CK: What does a good training week look like for you?

KC: Two workouts, a long run, two strength sessions, and total mileage in the 90-100 range. If the sessions all go well and I can walk away feeling like I have more left in the tank, then that’s a good day/week.

CK: How do you typically approach the long run in terms of effort, distance, and terrain?

My approach varies. Sometimes a long run is simply easy time on feet, sometimes I ramp up the effort as I go, and sometimes it has specifically scripted quality elements to it. Typically my longest long run is two hours, except in a marathon build-up.

CK: Outside of athletics, what other interests do you have?

KC: I enjoy hiking, reading, and travel. I live in Flagstaff, Arizona with my husband and dog, and I love afternoons when the three of us can go for a walk among the Aspen. 
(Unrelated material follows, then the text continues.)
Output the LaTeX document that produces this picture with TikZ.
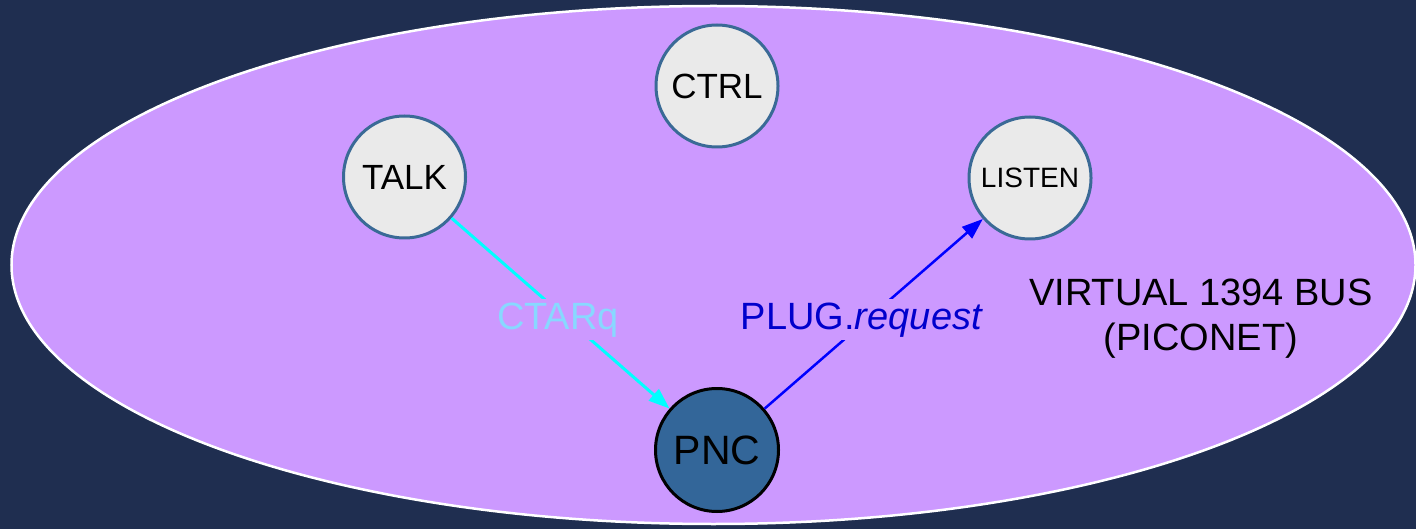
\documentclass[tikz,border=0pt]{standalone}
\usepackage{fontspec}
\setmainfont{Liberation Sans}
\usetikzlibrary{arrows.meta}
\definecolor{bgnavy}{HTML}{1F2E50}
\definecolor{busfill}{HTML}{CC99FF}
\definecolor{devfill}{HTML}{EAEAEA}
\definecolor{devedge}{HTML}{3A6A96}
\definecolor{pncfill}{HTML}{336699}
\definecolor{ctarcol}{HTML}{88D8FF}
\definecolor{ctarline}{HTML}{00FFFF}
\definecolor{plugcol}{HTML}{0000CC}
\definecolor{plugline}{HTML}{0000FF}
\tikzset{
  device/.style={circle, minimum size=122pt, inner sep=0pt, fill=devfill,
    draw=devedge, line width=3pt, text=black, font=\fontsize{35}{42}\selectfont},
  coord/.style={circle, minimum size=123pt, inner sep=0pt, fill=pncfill,
    draw=black, line width=3pt, text=black, font=\fontsize{41}{48}\selectfont},
  msglabel/.style={fill=busfill, inner sep=3pt, anchor=base, font=\fontsize{38}{46}\selectfont},
  ctararrow/.style={draw=ctarline, line width=3pt, -{Triangle[length=21pt,width=15pt]}},
  plugarrow/.style={draw=plugline, line width=2.5pt, -{Triangle[length=21pt,width=15pt]}}
}
\begin{document}
\begin{tikzpicture}[x=1pt, y=-1pt]
  % page and background
  \fill[bgnavy] (0,0) rectangle (1416,529);
  \useasboundingbox (0,0) rectangle (1416,529);
  % the virtual bus
  \draw[fill=busfill, draw=white, line width=2.5pt] (713.5,265) ellipse [x radius=702, y radius=259];
  \node[align=center, anchor=base, font=\fontsize{38}{45}\selectfont] (bus) at (1201,350)
    {VIRTUAL 1394 BUS\\(PICONET)};
  % devices
  \node[device] (ctrl) at (717,86) {CTRL};
  \node[device] (talk) at (404.5,177) {TALK};
  \node[device, font=\fontsize{28}{33}\selectfont] (listen) at (1030,178) {LISTEN};
  \node[coord] (pnc) at (717,450) {PNC};
  % messages
  \draw[ctararrow] (talk) -- (pnc);
  \draw[plugarrow] (pnc) -- (listen);
  \node[msglabel, text=ctarcol] (ctarq) at (558,329) {CTARq};
  \node[msglabel, text=plugcol] (plugreq) at (862,329) {PLUG.\textit{request}};
\end{tikzpicture}
\end{document}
CK: Is the foliage recovering from the forest fires? Is that tough to look at on a hike?

The latest fire we had in June made me really sad. There are many trails I love to hike that were in the fire’s direct path and we lost the vegetation in those areas. I’m especially sad about the Aspen groves.

Currently, what is on your reading list?

KC: Right now I’m reading In Search of a Kingdom by Laurence Bergreen, which is about Sir Francis Drake, Queen Elizabeth I, and the British Empire in the 16th century. Next, I’m planning to read San Fransiko: Why Progressives Ruin Cities by Michael Shellenberger, which is the August book for my book club. It focuses on the approach to homelessness, substance use, and the criminal justice system in cities. 

CK: Interesting eclectic choices. So, what sort of shape are you in right now? How close are you to being ready to take a more serious attempt at the marathon?

My training is going well. I’m racing the Bix 7 Miler on July 30th, so that will give me my first true indicator of fitness. By the time I’m home from Bix I plan to have a marathon set and begin specifically preparing!